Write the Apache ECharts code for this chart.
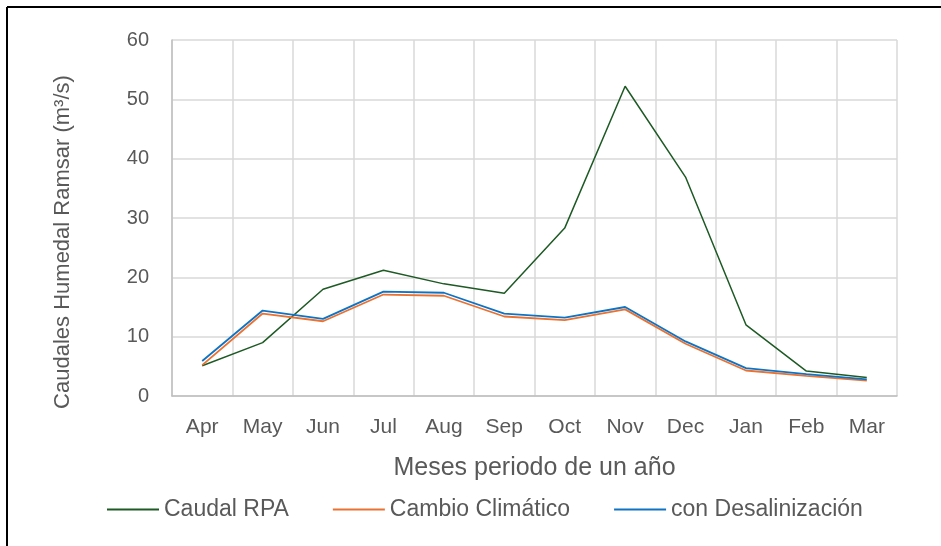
<!DOCTYPE html>
<html>
<head>
<meta charset="utf-8">
<style>
  html, body { margin: 0; padding: 0; background: #fff; }
  #chart { width: 941px; height: 546px; }
</style>
<script src="https://cdn.jsdelivr.net/npm/echarts@6/dist/echarts.min.js"></script>
</head>
<body>
<div id="chart"></div>
<script>
// Monthly flows at the Ramsar wetland over one hydrological year (m³/s)
const months = ['Apr', 'May', 'Jun', 'Jul', 'Aug', 'Sep', 'Oct', 'Nov', 'Dec', 'Jan', 'Feb', 'Mar'];
const caudalRPA = [5.1, 9.0, 18.0, 21.2, 18.9, 17.3, 28.3, 52.2, 36.9, 12.0, 4.2, 3.1];
const cambioClimatico = [5.2, 13.9, 12.6, 17.1, 16.9, 13.4, 12.8, 14.6, 8.8, 4.3, 3.4, 2.6];
const conDesalinizacion = [5.9, 14.4, 13.0, 17.6, 17.4, 13.9, 13.2, 15.0, 9.2, 4.7, 3.7, 2.8];
const yTicks = [0, 10, 20, 30, 40, 50, 60];

const font = '"Liberation Sans", Arial, sans-serif';
const textColor = '#595959';

const chart = echarts.init(document.getElementById('chart'), null, { renderer: 'canvas' });

const lineSeries = (name, data, color, width) => ({
  name: name,
  type: 'line',
  data: data,
  symbol: 'none',
  smooth: false,
  lineStyle: { color: color, width: width },
  itemStyle: { color: color },
  emphasis: { disabled: true }
});

chart.setOption({
  animation: false,
  backgroundColor: '#ffffff',
  grid: { left: 172, right: 44, top: 40, bottom: 150, containLabel: false },
  xAxis: {
    type: 'category',
    data: months,
    boundaryGap: true,
    name: 'Meses periodo de un año',
    nameLocation: 'middle',
    nameGap: 60,
    nameTextStyle: { fontFamily: font, fontSize: 25, color: textColor },
    axisLine: { show: true, lineStyle: { color: '#bfbfbf', width: 1.5 } },
    axisTick: { show: false },
    axisLabel: { fontFamily: font, fontSize: 21, color: textColor, margin: 21, interval: 0 },
    splitLine: { show: true, interval: 0, lineStyle: { color: '#d9d9d9', width: 1.5 } }
  },
  yAxis: {
    type: 'value',
    min: yTicks[0],
    max: yTicks[yTicks.length - 1],
    interval: 10,
    axisLine: { show: true, lineStyle: { color: '#bfbfbf', width: 1.5 } },
    axisTick: { show: false },
    axisLabel: { fontFamily: font, fontSize: 20, color: textColor, margin: 23 },
    splitLine: { show: true, lineStyle: { color: '#d9d9d9', width: 1.5 } }
  },
  legend: {
    top: 493,
    left: 102,
    itemGap: 44,
    itemWidth: 52,
    itemHeight: 2,
    icon: 'rect',
    textStyle: { fontFamily: font, fontSize: 23, color: textColor },
    data: ['Caudal RPA', 'Cambio Climático', 'con Desalinización']
  },
  graphic: [
    {
      type: 'text',
      x: 63, y: 242,
      rotation: Math.PI / 2,
      silent: true,
      style: {
        text: 'Caudales Humedal Ramsar (m³/s)',
        font: '22px "Liberation Sans", Arial, sans-serif',
        fill: textColor,
        textAlign: 'center',
        textVerticalAlign: 'middle'
      }
    },
    { type: 'line', shape: { x1: 7, y1: 7, x2: 941, y2: 7 }, style: { stroke: '#000', lineWidth: 2 }, silent: true },
    { type: 'line', shape: { x1: 7, y1: 7, x2: 7, y2: 546 }, style: { stroke: '#000', lineWidth: 2 }, silent: true }
  ],
  series: [
    lineSeries('Caudal RPA', caudalRPA, '#1d5a24', 1.5),
    lineSeries('Cambio Climático', cambioClimatico, '#e97132', 1.8),
    lineSeries('con Desalinización', conDesalinizacion, '#0f73c4', 1.8)
  ]
});
</script>
</body>
</html>
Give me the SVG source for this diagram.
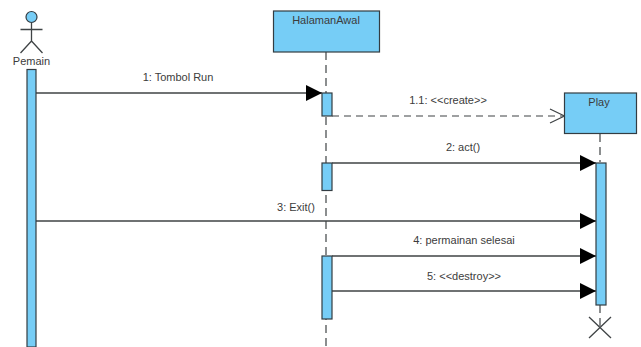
<svg xmlns="http://www.w3.org/2000/svg" width="641" height="347" viewBox="0 0 641 347">
<style>
.box{fill:#76cdf6;stroke:#333c42;stroke-width:1.2}
.ln{fill:none;stroke:#3f4345;stroke-width:1.3}
.life{fill:none;stroke:#3f4345;stroke-width:1.2;stroke-dasharray:8 5}
.dash{fill:none;stroke:#3f4345;stroke-width:1.2;stroke-dasharray:7 5}
text{font-family:"Liberation Sans",Arial,sans-serif;font-size:11px;fill:#3c3c3c;text-anchor:middle}
</style>
<defs>
<marker id="solid" markerUnits="userSpaceOnUse" markerWidth="17" markerHeight="16" refX="16" refY="8" orient="auto"><path d="M0 0L16 8L0 16Z" fill="#000"/></marker>
<marker id="open" markerUnits="userSpaceOnUse" markerWidth="17" markerHeight="16" refX="16" refY="8" orient="auto"><path d="M1 1L15.500 8L1 15" fill="none" stroke="#3f4345" stroke-width="1.200"/></marker>
</defs>
<rect width="641" height="347" fill="#fff"/>
<g id="lifelines">
<path class="life" d="M326 52V347"/>
<path class="life" d="M600 134V162M600 305V330"/>
</g>
<g id="connectors">
<path class="ln" d="M36 93H322" marker-end="url(#solid)"/>
<path class="dash" d="M332 116H565" marker-end="url(#open)"/>
<path class="ln" d="M332 163H596" marker-end="url(#solid)"/>
<path class="ln" d="M36 221H596" marker-end="url(#solid)"/>
<path class="ln" d="M332 256H596" marker-end="url(#solid)"/>
<path class="ln" d="M332 291H596" marker-end="url(#solid)"/>
</g>
<g id="pemain">
<circle class="box" cx="31.500" cy="17" r="5.500"/>
<path class="ln" d="M31.500 22.500V41M20.500 29.500H42.500M20.500 53L31.500 41L42.500 53"/>
<text x="31.500" y="65">Pemain</text>
<rect class="box" x="27" y="69.500" width="9" height="277.500"/>
</g>
<g id="halamanawal">
<rect class="box" x="273.500" y="11" width="106" height="41"/>
<text x="326" y="24">HalamanAwal</text>
<rect class="box" x="322" y="93" width="10" height="23"/>
<rect class="box" x="322" y="163" width="10" height="27.500"/>
<rect class="box" x="322" y="256" width="10" height="63"/>
</g>
<g id="play">
<rect class="box" x="564.500" y="93" width="72" height="40.500"/>
<text x="599" y="106">Play</text>
<rect class="box" x="596" y="163" width="10" height="142"/>
<path class="ln" d="M589 317L611 338M611 317L589 338"/>
</g>
<g id="labels">
<text x="178" y="81">1: Tombol Run</text>
<text x="448" y="104">1.1: &lt;&lt;create&gt;&gt;</text>
<text x="463" y="151">2: act()</text>
<text x="296" y="211">3: Exit()</text>
<text x="464" y="244">4: permainan selesai</text>
<text x="464" y="280">5: &lt;&lt;destroy&gt;&gt;</text>
</g>
</svg>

┄┄┄┄┄┄┄┄┄┄

* **Task to carry out**: Your task is to repeat the material above exactly, without its pictures.

* **Expected answer**:
Write the Apache ECharts code for this chart.
<!DOCTYPE html>
<html>
<head>
<meta charset="utf-8">
<style>
  html, body { margin: 0; padding: 0; background: #fff; }
  #chart { width: 941px; height: 546px; }
</style>
<script src="https://cdn.jsdelivr.net/npm/echarts@6/dist/echarts.min.js"></script>
</head>
<body>
<div id="chart"></div>
<script>
// Monthly flows at the Ramsar wetland over one hydrological year (m³/s)
const months = ['Apr', 'May', 'Jun', 'Jul', 'Aug', 'Sep', 'Oct', 'Nov', 'Dec', 'Jan', 'Feb', 'Mar'];
const caudalRPA = [5.1, 9.0, 18.0, 21.2, 18.9, 17.3, 28.3, 52.2, 36.9, 12.0, 4.2, 3.1];
const cambioClimatico = [5.2, 13.9, 12.6, 17.1, 16.9, 13.4, 12.8, 14.6, 8.8, 4.3, 3.4, 2.6];
const conDesalinizacion = [5.9, 14.4, 13.0, 17.6, 17.4, 13.9, 13.2, 15.0, 9.2, 4.7, 3.7, 2.8];
const yTicks = [0, 10, 20, 30, 40, 50, 60];

const font = '"Liberation Sans", Arial, sans-serif';
const textColor = '#595959';

const chart = echarts.init(document.getElementById('chart'), null, { renderer: 'canvas' });

const lineSeries = (name, data, color, width) => ({
  name: name,
  type: 'line',
  data: data,
  symbol: 'none',
  smooth: false,
  lineStyle: { color: color, width: width },
  itemStyle: { color: color },
  emphasis: { disabled: true }
});

chart.setOption({
  animation: false,
  backgroundColor: '#ffffff',
  grid: { left: 172, right: 44, top: 40, bottom: 150, containLabel: false },
  xAxis: {
    type: 'category',
    data: months,
    boundaryGap: true,
    name: 'Meses periodo de un año',
    nameLocation: 'middle',
    nameGap: 60,
    nameTextStyle: { fontFamily: font, fontSize: 25, color: textColor },
    axisLine: { show: true, lineStyle: { color: '#bfbfbf', width: 1.5 } },
    axisTick: { show: false },
    axisLabel: { fontFamily: font, fontSize: 21, color: textColor, margin: 21, interval: 0 },
    splitLine: { show: true, interval: 0, lineStyle: { color: '#d9d9d9', width: 1.5 } }
  },
  yAxis: {
    type: 'value',
    min: yTicks[0],
    max: yTicks[yTicks.length - 1],
    interval: 10,
    axisLine: { show: true, lineStyle: { color: '#bfbfbf', width: 1.5 } },
    axisTick: { show: false },
    axisLabel: { fontFamily: font, fontSize: 20, color: textColor, margin: 23 },
    splitLine: { show: true, lineStyle: { color: '#d9d9d9', width: 1.5 } }
  },
  legend: {
    top: 493,
    left: 102,
    itemGap: 44,
    itemWidth: 52,
    itemHeight: 2,
    icon: 'rect',
    textStyle: { fontFamily: font, fontSize: 23, color: textColor },
    data: ['Caudal RPA', 'Cambio Climático', 'con Desalinización']
  },
  graphic: [
    {
      type: 'text',
      x: 63, y: 242,
      rotation: Math.PI / 2,
      silent: true,
      style: {
        text: 'Caudales Humedal Ramsar (m³/s)',
        font: '22px "Liberation Sans", Arial, sans-serif',
        fill: textColor,
        textAlign: 'center',
        textVerticalAlign: 'middle'
      }
    },
    { type: 'line', shape: { x1: 7, y1: 7, x2: 941, y2: 7 }, style: { stroke: '#000', lineWidth: 2 }, silent: true },
    { type: 'line', shape: { x1: 7, y1: 7, x2: 7, y2: 546 }, style: { stroke: '#000', lineWidth: 2 }, silent: true }
  ],
  series: [
    lineSeries('Caudal RPA', caudalRPA, '#1d5a24', 1.5),
    lineSeries('Cambio Climático', cambioClimatico, '#e97132', 1.8),
    lineSeries('con Desalinización', conDesalinizacion, '#0f73c4', 1.8)
  ]
});
</script>
</body>
</html>
Give me the SVG source for this diagram.
<svg xmlns="http://www.w3.org/2000/svg" width="641" height="347" viewBox="0 0 641 347">
<style>
.box{fill:#76cdf6;stroke:#333c42;stroke-width:1.2}
.ln{fill:none;stroke:#3f4345;stroke-width:1.3}
.life{fill:none;stroke:#3f4345;stroke-width:1.2;stroke-dasharray:8 5}
.dash{fill:none;stroke:#3f4345;stroke-width:1.2;stroke-dasharray:7 5}
text{font-family:"Liberation Sans",Arial,sans-serif;font-size:11px;fill:#3c3c3c;text-anchor:middle}
</style>
<defs>
<marker id="solid" markerUnits="userSpaceOnUse" markerWidth="17" markerHeight="16" refX="16" refY="8" orient="auto"><path d="M0 0L16 8L0 16Z" fill="#000"/></marker>
<marker id="open" markerUnits="userSpaceOnUse" markerWidth="17" markerHeight="16" refX="16" refY="8" orient="auto"><path d="M1 1L15.500 8L1 15" fill="none" stroke="#3f4345" stroke-width="1.200"/></marker>
</defs>
<rect width="641" height="347" fill="#fff"/>
<g id="lifelines">
<path class="life" d="M326 52V347"/>
<path class="life" d="M600 134V162M600 305V330"/>
</g>
<g id="connectors">
<path class="ln" d="M36 93H322" marker-end="url(#solid)"/>
<path class="dash" d="M332 116H565" marker-end="url(#open)"/>
<path class="ln" d="M332 163H596" marker-end="url(#solid)"/>
<path class="ln" d="M36 221H596" marker-end="url(#solid)"/>
<path class="ln" d="M332 256H596" marker-end="url(#solid)"/>
<path class="ln" d="M332 291H596" marker-end="url(#solid)"/>
</g>
<g id="pemain">
<circle class="box" cx="31.500" cy="17" r="5.500"/>
<path class="ln" d="M31.500 22.500V41M20.500 29.500H42.500M20.500 53L31.500 41L42.500 53"/>
<text x="31.500" y="65">Pemain</text>
<rect class="box" x="27" y="69.500" width="9" height="277.500"/>
</g>
<g id="halamanawal">
<rect class="box" x="273.500" y="11" width="106" height="41"/>
<text x="326" y="24">HalamanAwal</text>
<rect class="box" x="322" y="93" width="10" height="23"/>
<rect class="box" x="322" y="163" width="10" height="27.500"/>
<rect class="box" x="322" y="256" width="10" height="63"/>
</g>
<g id="play">
<rect class="box" x="564.500" y="93" width="72" height="40.500"/>
<text x="599" y="106">Play</text>
<rect class="box" x="596" y="163" width="10" height="142"/>
<path class="ln" d="M589 317L611 338M611 317L589 338"/>
</g>
<g id="labels">
<text x="178" y="81">1: Tombol Run</text>
<text x="448" y="104">1.1: &lt;&lt;create&gt;&gt;</text>
<text x="463" y="151">2: act()</text>
<text x="296" y="211">3: Exit()</text>
<text x="464" y="244">4: permainan selesai</text>
<text x="464" y="280">5: &lt;&lt;destroy&gt;&gt;</text>
</g>
</svg>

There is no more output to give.